Oğlunun ölümünden üç yıl sonra 1581 yılında 53 yaşında ölen Korkunç Ivan'ın yerine ikinci karısından olan tek oğlu Fedor geçer. Zayıf karakterli olan Fedor'un 14 yıllık hükümdarlığı ardından yerine erkek varis bırakmaması Rurik Hanedanlığı'nın sonunu getirir.

 

Romanov Hanedanlığı (1613-1918)

Rus prensleri 1613 yılında yeni çar olarak Romanovlardan Michael Fedorovic Romanov'u seçerler. Böylelikle siyasi istikrarsızlık ve entrikalarla geçen çalkantılı bir süreç sona erer.

Bu hanedanlığın en dikkat çeken ve Rusya tarihine tek başına ciddi yön veren şahsiyeti 6. yöneticisi olan I. Petro'dur.

                                                              Büyük Petro
 
Rusya'nın batılılaşması için önemli adımlar atan Petro bizzat Avrupa'ya giderek Almanya, Hollanda, İngiltere ve Avusturya'da gemi yapımı, anatomi, diş hekimliği ve başka başka zanaatkarlık konularında bizzat incelemelerde bulunmuş ve bunların Rusya'ya getirilmesine öncelik etmiştir. Ülkesine döndüğünde de, tıpkı III.Selim ve II. Mahmut'un yaptığı gibi batılı eğitim ve askeri kurumlarını hayata geçirmiş, hatta Streltsy denen bizdeki Yeniçeri benzeri askeri kurumu 1699 yılında kanlı şekilde lağvetmiş ve merkezi otoriteyi güçlendirmiştir. Bu yönüyle 126 yıl sonrası için II. Mahmut'a örnek olmuş olabilir. Ayrıca kılık kıyafet konusunda da düzenlemeler getirmiş ve sakal bırakmayı yasaklamıştır.

                                         Petro Hollanda'da

                                         Petro Hollanda'da



                                                 Sakalların zorla kesilmesine dair

Petro'nun yurtdışı gezileri sırasında oğlu prens Aleksis, babasının önderlik ettiği değişim politikalarına karşı çıkarak muhaliflerle işbirliği yapmıştır. Bunu öğrenen Petro, döndüğünde hem muhalifleri hem de oğlunu cezalandırarak ortadan kaldırmıştır. Rusya tarihindeki bu ikinci oğlunu ortadan kaldırma örneği, Osmanlı'daki Kanuni ve Şehzade Mustafa örneği gibidir.
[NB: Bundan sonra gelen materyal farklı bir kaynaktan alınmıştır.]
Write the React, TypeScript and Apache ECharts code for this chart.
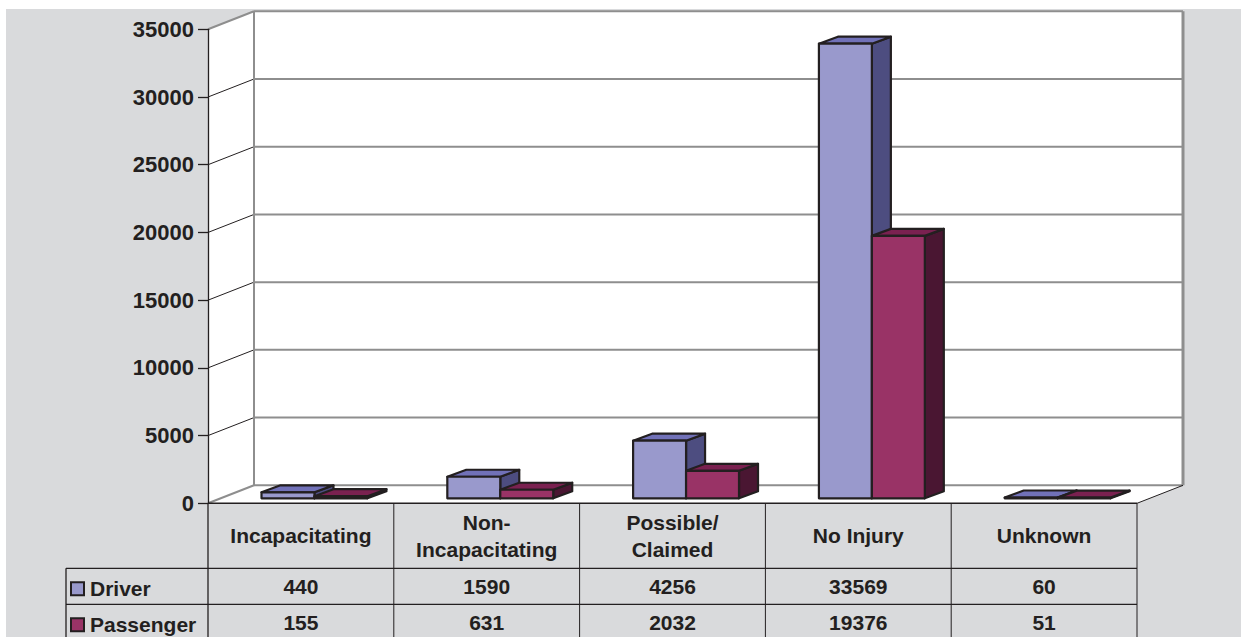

                                      Petro oğlu Aleksis'i sorgularken 
I. Katerina
 
Tarihimizdeki meşhur Katerina Büyük Petro'nun eşidir. 1711’de Prut Seferi’nde Büyük Petro’nun yanındaydı. Petro bu savaşta kazanılan başarıyı Katerina’nın cesareti ve soğukkanlılığına bağladı. 1712’nin Şubat ayında evlendiler.


 
Romanov Hanedanlığı 1918 yılında, II. Nikolay'ın çarlığı sırasında olan Bolşviklerin Ekim Devrimi ile sona ermiş ve hanedanlığın tüm üyeleri trajik bir şekilde ortadan kaldırılmıştır.

 

                                 Çar II.Nikolay ve Ailesi
 

Kıssadan Hisse


·         Petersburg'u beğendim ama İstanbul'a döndüğümde daha çok özlediğimi itiraf etmeliyim.

·         İnsanları bizim gibi sıcak kanlı değiller. Çetin hava koşulları olsa gerek, biraz fazla ciddiler gibi geldi.
 
·         Şehrin asil bir havası var. Son derece planlı bir kent. Çok ferah ve enine...

·         Tam bir açık hava müzesi ve kültür kenti.

·         Sade bir estetik var ama müzelere ve kiliselere girince müthiş bir zenginlik göze çarpıyor. İkona cenneti bir şehir.
 
·         Temmuz, ağustos ayları gezmek için güzel bir zaman olsa gerek.

.         Giderseniz en az üç tam gün kalın ve sindirerek dolaşın.